Casper Rolsted shared with us the following details on his video:
Cinque Terre which means “Five lands” is a rugged portion of coast on the Italian Riviera between Genoa and La Spezia. The area is part of the Cinque Terre National Park and is a UNESCO World Heritage Site. Cinque Terre is a very popular tourist destination and comprises of five villages: Monterosso, Vernazza, Corniglia, Manarola and Riomaggiore. These unique villages hide between green, steep hills and the turquoise Ligurian sea. The villages pastel-coloured houses are built on top of rocks in the rugged, steep landscape. Cinque Terre is located in the coastal region Liguria which is popular with tourists for its beaches, towns and cuisine. Travel between the five villages can be done either by train, by boat or by hiking the beautiful trails that connect the villages.
Monterosso is the first village we meet on our journey through Cinque Terre. This is in my opinion the least exciting of the five villages. Monterosso has several hotels and a long beach with deck-chairs and umbrellas. The center of Monterosso has a nice atmosphere with pastel-coloured houses, artisan shops and many small streets.
Vernazza is simply breathtaking and very popular among tourists. Vernazza was original the only village with a natural harbour so ships departed from here and as a result, Vernazza became the most prosperous village. The first records about Vernazza goes all the way back to 1080. On 25 October 2011, Vernazza was struck by massive flooding, and mudslides that left the town buried in over 4 metres of mud, causing over 100 million euro worth of damage. Today the main source of revenue for Vernazza is tourism. However, as a testimony to the strength of centuries-old tradition, fishing, wine and olive oil production still continue.
Corniglia is the smallest and least crowded of the Cinque Terre villages.

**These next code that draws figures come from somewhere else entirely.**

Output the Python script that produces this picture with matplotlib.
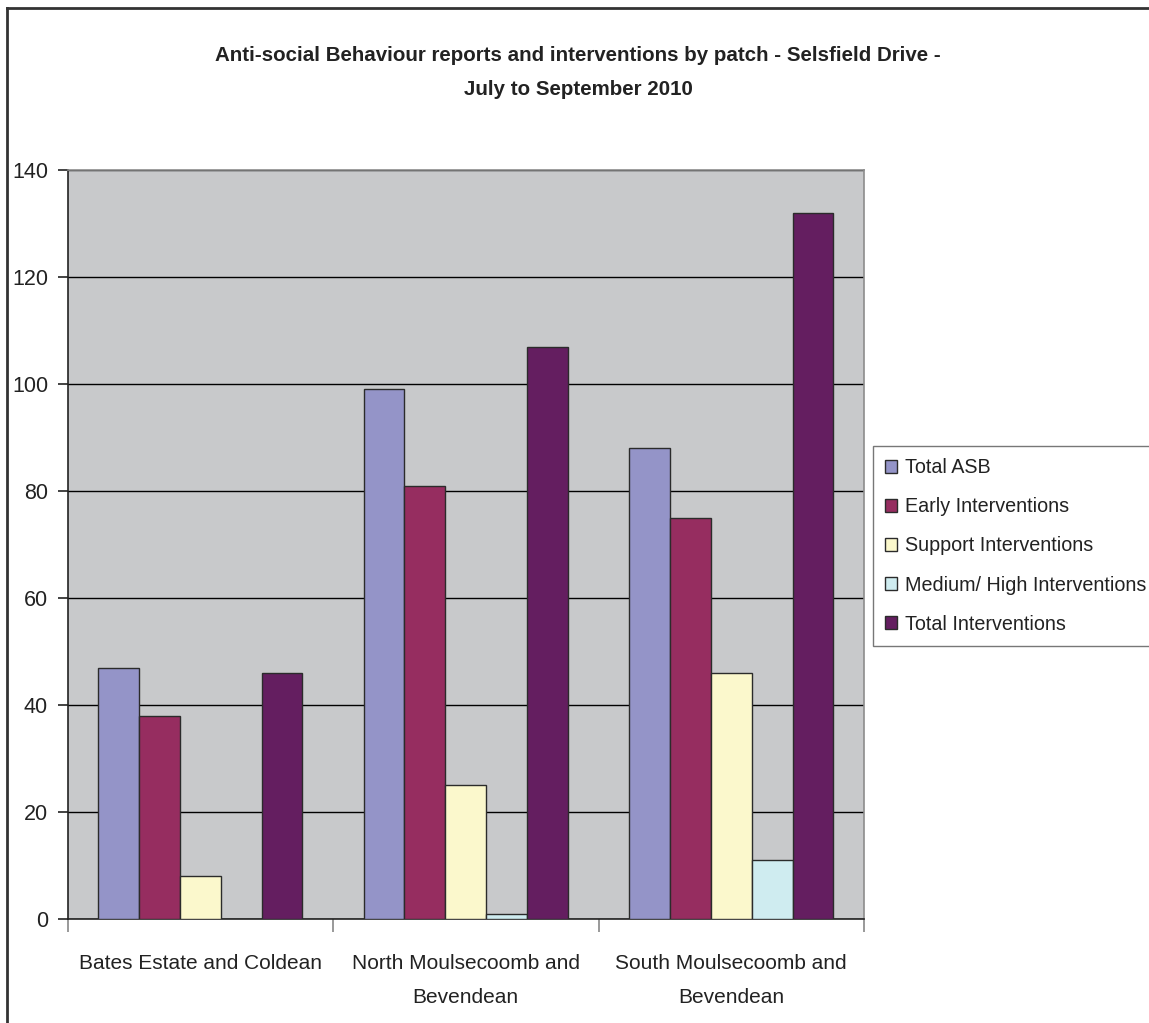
import numpy as np
import matplotlib
matplotlib.use("Agg")
import matplotlib.pyplot as plt
from matplotlib.lines import Line2D

plt.rcParams['font.family'] = ['Liberation Sans', 'DejaVu Sans']

categories = ['Bates Estate and Coldean', 'North Moulsecoomb and\nBevendean',
              'South Moulsecoomb and\nBevendean']
series = ['Total ASB', 'Early Interventions', 'Support Interventions',
          'Medium/ High Interventions', 'Total Interventions']
total_asb = [47, 99, 88]
early = [38, 81, 75]
support = [8, 25, 46]
medium_high = [0, 1, 11]
total_int = [46, 107, 132]
colors = ['#9494c8', '#962d60', '#fbf8cc', '#cfecf0', '#641e60']
yticks = [0, 20, 40, 60, 80, 100, 120, 140]

values = [total_asb, early, support, medium_high, total_int]

fig = plt.figure(figsize=(11.49, 10.23), dpi=100)
ax = fig.add_axes([67.5 / 1149, 1 - 919 / 1023, (864 - 67.5) / 1149, (919 - 170) / 1023])
ax.set_facecolor('#c8c9cb')

x = np.arange(len(categories))
w = 0.154
for i, (name, vals, c) in enumerate(zip(series, values, colors)):
    ax.bar(x + (i - 2) * w, vals, width=w, color=c, edgecolor='#2b2b2b',
           linewidth=1.0, label=name, zorder=3)

ax.set_xlim(-0.5, 2.5)
ax.set_ylim(0, 140)
ax.set_yticks(yticks)
ax.yaxis.grid(True, color='black', linewidth=1.0, zorder=1)
ax.set_axisbelow(True)

ax.set_xticks([-0.5, 0.5, 1.5, 2.5])
ax.set_xticklabels([])
ax.set_xticks(x, minor=True)
ax.set_xticklabels(categories, minor=True, fontsize=15, color='#222222',
                   linespacing=2.05)
ax.tick_params(axis='x', which='major', length=9, width=1.2, color='#888888', direction='out')
ax.tick_params(axis='x', which='minor', length=0, pad=25)
ax.tick_params(axis='y', length=7, width=1.2, color='#222222', labelsize=15.5,
               labelcolor='#222222', pad=7)

ax.spines['left'].set_color('#222222')
ax.spines['bottom'].set_color('#222222')
ax.spines['top'].set_color('#8c8c8c')
ax.spines['right'].set_color('#8c8c8c')
for s in ax.spines.values():
    s.set_linewidth(1.2)

fig.suptitle('Anti-social Behaviour reports and interventions by patch - Selsfield Drive -\n'
             'July to September 2010', x=578 / 1149, y=1 - 46 / 1023, fontsize=14.8,
             fontweight='bold', color='#222222', linespacing=2.0, va='top')

leg = ax.legend(loc='upper left', bbox_to_anchor=(873 / 1149, 1 - 446 / 1023),
                bbox_transform=fig.transFigure, fontsize=14.2, frameon=True,
                fancybox=False, edgecolor='#555555', handlelength=0.6,
                handleheight=0.6, handletextpad=0.4, labelspacing=1.02,
                borderpad=0.62, borderaxespad=0)
leg.get_frame().set_linewidth(1.0)
for t in leg.get_texts():
    t.set_color('#222222')

# outer border (left and top only visible)
fig.add_artist(Line2D([7 / 1149, 7 / 1149], [0, 1 - 8 / 1023], color='#333333', linewidth=2))
fig.add_artist(Line2D([7 / 1149, 1], [1 - 8 / 1023, 1 - 8 / 1023], color='#333333', linewidth=2))

fig.savefig('out.png', dpi=100)
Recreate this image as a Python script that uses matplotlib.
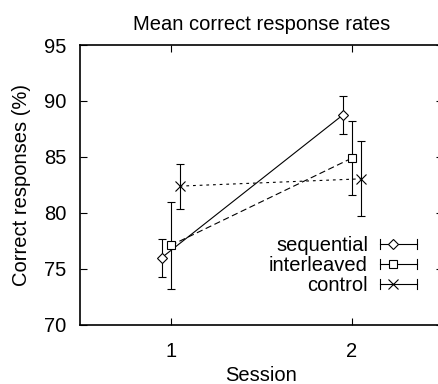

The population of the village is about 150. It is located 100 meters above sea level and thus not so easily accessesble from it’s train station as the other villages and it doesn’t have a harbour, so boats don’t stop here. The walk from the train station to the village include climbing the Lardarina stairway with 382 steps. But there is also an easy option: the local electronic buses. Corniglia is characterised by narrow roads and is surrounded on three sides by terraces and vineyards, the fourth side descends steeply to the sea. The history of the village goes back to Roman times. According to the legend, Corniglia was founded by a wine producer, who named the village after his mother, Cornelia.
Manarola – along with Vernazza – is registered among the most beautiful small villages of Italy. Most of the houses are pastel-coloured and many are built on top of the rugged coast. Colours and lights are best here in the evening hours, before sunset. Manarola’s primary industries have traditionally been fishing and wine-making. The village is famous for it’s sweet Sciacchetrà wine.
Riomaggiore is the most southern village of the Cinque Terre and is known for it’s historic character and its wine.The village was built in the valley of the Rivus Maior (river), hence the name. The river is now running under the main street. The main street and the railway station are connected by a long pedestrian tunnel with beautiful mosaics. Riomaggiore is like a labyrinth of alleys and steps. The houses are built close to one another, so not much sun enters the back alleys and they are thus nice and cool during the hot summer months. Riomaggiore is divided into two by the railway line. The area by the sea with the colourful little boats (gozzi), small seafood restaurants, rocky beach and where tourists enjoy the mediterranean sun. The upper part is the agricultural village (borgo dei contadini) surrounded by terraces.